Para os ianomâmi, que querem salvar o mundo, urihi, a terra-floresta, não é um mero espaço de exploração econômica. Trata-se de uma entidade viva, inserida na complexa dinâmica cosmológica de intercâmbios entre humanos e não humanos, que hoje está ameaçada pela ação dos garimpeiros e de outros predadores.

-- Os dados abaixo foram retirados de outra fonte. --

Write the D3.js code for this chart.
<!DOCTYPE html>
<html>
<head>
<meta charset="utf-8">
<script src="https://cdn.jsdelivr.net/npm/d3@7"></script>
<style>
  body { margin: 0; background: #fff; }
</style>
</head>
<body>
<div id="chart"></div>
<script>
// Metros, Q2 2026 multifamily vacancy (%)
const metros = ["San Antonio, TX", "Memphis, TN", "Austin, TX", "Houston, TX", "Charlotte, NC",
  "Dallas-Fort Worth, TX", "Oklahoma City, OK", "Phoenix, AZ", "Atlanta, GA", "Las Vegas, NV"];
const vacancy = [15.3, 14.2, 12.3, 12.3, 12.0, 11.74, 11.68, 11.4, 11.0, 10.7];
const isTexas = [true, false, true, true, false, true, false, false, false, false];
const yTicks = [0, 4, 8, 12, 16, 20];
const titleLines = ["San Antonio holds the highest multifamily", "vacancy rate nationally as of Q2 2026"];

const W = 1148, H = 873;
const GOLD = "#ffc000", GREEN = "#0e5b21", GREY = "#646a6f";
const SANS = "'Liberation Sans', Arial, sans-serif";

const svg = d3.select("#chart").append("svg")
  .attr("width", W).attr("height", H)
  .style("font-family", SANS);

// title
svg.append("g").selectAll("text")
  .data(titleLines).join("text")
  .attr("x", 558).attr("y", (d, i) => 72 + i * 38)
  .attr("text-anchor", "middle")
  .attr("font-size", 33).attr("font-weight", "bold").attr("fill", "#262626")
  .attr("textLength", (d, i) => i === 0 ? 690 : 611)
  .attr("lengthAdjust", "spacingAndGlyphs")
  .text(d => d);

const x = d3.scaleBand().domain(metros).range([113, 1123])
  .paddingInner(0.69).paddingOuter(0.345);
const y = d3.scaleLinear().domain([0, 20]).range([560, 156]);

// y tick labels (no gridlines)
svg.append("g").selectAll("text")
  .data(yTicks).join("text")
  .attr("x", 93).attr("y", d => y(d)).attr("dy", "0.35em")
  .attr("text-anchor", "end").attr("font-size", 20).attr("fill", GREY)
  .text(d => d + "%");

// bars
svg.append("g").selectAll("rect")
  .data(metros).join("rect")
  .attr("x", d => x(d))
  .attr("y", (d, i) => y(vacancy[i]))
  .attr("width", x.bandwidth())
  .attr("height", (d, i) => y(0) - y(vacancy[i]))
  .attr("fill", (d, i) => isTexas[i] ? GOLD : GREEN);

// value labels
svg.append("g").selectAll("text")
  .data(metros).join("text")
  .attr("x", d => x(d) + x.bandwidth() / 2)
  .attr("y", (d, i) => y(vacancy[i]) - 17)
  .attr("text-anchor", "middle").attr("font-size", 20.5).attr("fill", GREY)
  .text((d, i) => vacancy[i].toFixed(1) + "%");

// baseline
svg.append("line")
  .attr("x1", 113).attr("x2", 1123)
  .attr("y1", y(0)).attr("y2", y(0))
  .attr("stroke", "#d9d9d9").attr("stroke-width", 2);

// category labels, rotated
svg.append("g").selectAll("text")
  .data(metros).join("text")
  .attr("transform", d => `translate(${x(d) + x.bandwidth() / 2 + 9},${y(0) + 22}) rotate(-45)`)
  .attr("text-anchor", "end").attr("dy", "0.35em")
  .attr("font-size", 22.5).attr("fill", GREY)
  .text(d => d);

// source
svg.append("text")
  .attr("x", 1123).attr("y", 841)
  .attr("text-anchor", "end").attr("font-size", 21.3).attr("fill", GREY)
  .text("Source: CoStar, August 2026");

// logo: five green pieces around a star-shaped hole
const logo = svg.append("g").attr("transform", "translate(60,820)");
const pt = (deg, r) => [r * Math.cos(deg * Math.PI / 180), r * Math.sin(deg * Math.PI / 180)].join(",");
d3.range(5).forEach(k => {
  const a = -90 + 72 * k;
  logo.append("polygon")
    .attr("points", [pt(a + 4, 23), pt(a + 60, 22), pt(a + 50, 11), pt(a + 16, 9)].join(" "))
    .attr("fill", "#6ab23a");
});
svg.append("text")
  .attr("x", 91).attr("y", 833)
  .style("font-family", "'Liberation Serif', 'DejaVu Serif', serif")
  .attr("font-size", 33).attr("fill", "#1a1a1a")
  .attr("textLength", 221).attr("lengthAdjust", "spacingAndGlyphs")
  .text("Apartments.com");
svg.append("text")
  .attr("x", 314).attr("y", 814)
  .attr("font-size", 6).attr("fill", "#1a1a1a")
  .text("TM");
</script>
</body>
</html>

“A terra-floresta só pode morrer se for destruída pelos brancos. Então, os riachos sumirão, a terra ficará friável, as árvores secarão e as pedras das montanhas racharão com o calor. Os espíritos xapiripë, que moram nas serras e ficam brincando na floresta, acabarão fugindo. Seus pais, os xamãs, não poderão mais chamá-los para nos proteger. A terra-floresta se tornará seca e vazia. Os xamãs não poderão mais deter as fumaças-epidemias e os seres maléficos que nos adoecem. Assim, todos morrerão.”
A cosmovisão ianomâmi, assim traduzida pelo líder indígena Davi Kopenawa, protege a floresta e é tão importante hoje para a sobrevivência da humanidade quanto as mitologias grega e romana para a civilização ocidental. A tese do marco temporal aprovada no Senado prevê que os povos indígenas só terão direito à demarcação de terras que já eram tradicionalmente ocupadas por eles no dia da promulgação da Constituição Federal, em 5 de outubro de 1988. O tema foi analisado pelo Supremo Tribunal Federal na semana passada e rejeitado por 9 a 2.
A matéria aprovada no Congresso poderá ser questionada no Supremo. O senador Marcos Rogério (PL-RO), relator do projeto de lei, é um representante de predadores da floresta. O texto já foi aprovado pela Câmara dos Deputados, com apoio do presidente da Casa, deputado Arthur Lira (PP-AL). De acordo com o projeto, somente seriam consideradas terras indígenas as áreas por eles habitadas em caráter permanente e utilizadas para suas atividades produtiva. Ora, caçadores e coletores, os índios são nômades e dependem do equilíbrio ecológico e de suas terras para sobrevivem por seus próprios meios.